Before I left the monastery though, something confusing happened.  I was walking through a courtyard when one of the monks pointed me towards the dining room where they were serving everyone breakfast.  I kind of wanted to walk for a few hours before eating, but I thought maybe it was a free breakfast, so why not?  The dining room was chaotic, I couldn’t get a sense of the procedure, so I grabbed a bowl off the table and took it to get some porridge.  One of the servers told me not to use the table bowls, (they were kind of fancy) but rather to use the cheap bowls in the cabinet.  I thought that maybe the fancy bowls were for the monks.  I apologized and took a cheap bowl, filled it with porridge and put it on the table and noticed that the fancy bowls were not being used by the monks, they were for some other variety of Chinese tourist.  I went to get a spoon from the servers, and they said no, to give them 8 kuai, so I took out 10 kuai and tried to give it to them, but they ignored me.  I was tired of trying to figure out the situation, so I left to go be on my own again on the trail.  What does it all mean?  I have to say though, I love porridge with pickled vegetables.  (“I’mma let you finish baozi, but I just gotta say, porridge with pickled vegetables is the best Chinese breakfast of all time!!!”)
That day on the trail was one of the best days of my life.  I walked along through beautiful mountain scenery, stopping in several small outdoor restaurants to drink tea and eat fresh fried bread.  Every 4 kilometers or so there was a small temple with a few buildings around it, built to suit the landscape.  

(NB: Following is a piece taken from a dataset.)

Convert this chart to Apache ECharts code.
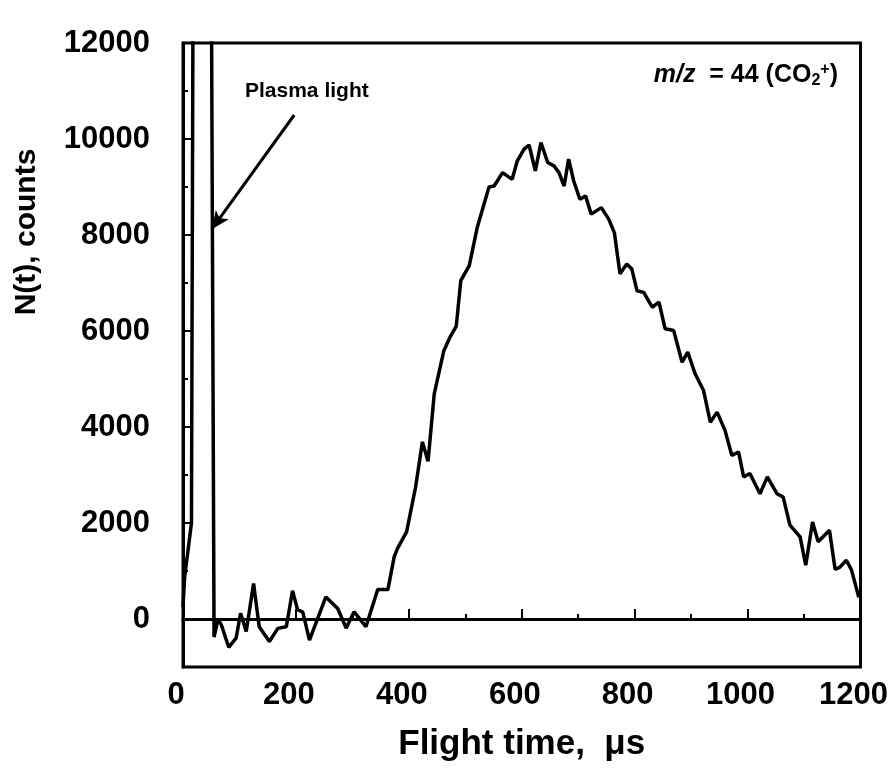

At one point I was sure I saw a fox (which has long been one of my favorite animals because of The Little Prince).  But it turned out to be a large orange cat.  The cat stopped and meowed at me, walked a little ways down the path and waited for me to follow.  It did this all the way down to the next little temple along the path, and once there, it ran off down a rock-lined trail towards an outhouse and disappeared.  At this point a monk in orange robes appeared from behind the temple (I’m not saying he’s a magical monk that can transform into a cat, I’m just telling you what happened) and headed down the trail in the same direction as me.  For the rest of the day we were walking in tandem, sometimes he walked ahead of me on the trail, then he would stop to sing a song to the scenery, and then I would move ahead, and he would follow.

Orange Cat Temple


The Buddhist fairy tale I had been living in since leaving the bus stop started to fade the closer I got to my destination at Wannian monastery, a popular tourist spot accessible by cable car from a bus stop.  I was a little stunned to be back around so many people, and even more knocked out of my shell by a large group of tourists that asked me to be in like, 800 photographs with them.  (“But I haven’t showered in three days!” “No problem, you are beautiful, SMILE!”) After looking around for a while, I escaped into a cable car, which was a lot more fun and less tacky than I thought it would be.  Best form of automated transportation:  floating glass pod


This elephant butt is 1030 years old.  That's actually not an exaggeration.
Path to Wannian

Some flora and fauna:

Punkapillar!
Blue Punkapillar!
Banana Slug is my favorite slug, but this is my second favorite slug.
It wouldn't be paradise without one of these.
Turtles and money, at Wannian monastery


*This reminded me, in a tangential way, of the scene in the movie Into the Wild when Chris McCandless leaves the wilderness and goes to LA, and all of a sudden his free-spirited existence in the wild spaces of the world turns into what looks like, you know, dirty homelessness.  Context means so much, in our perception of wild animals.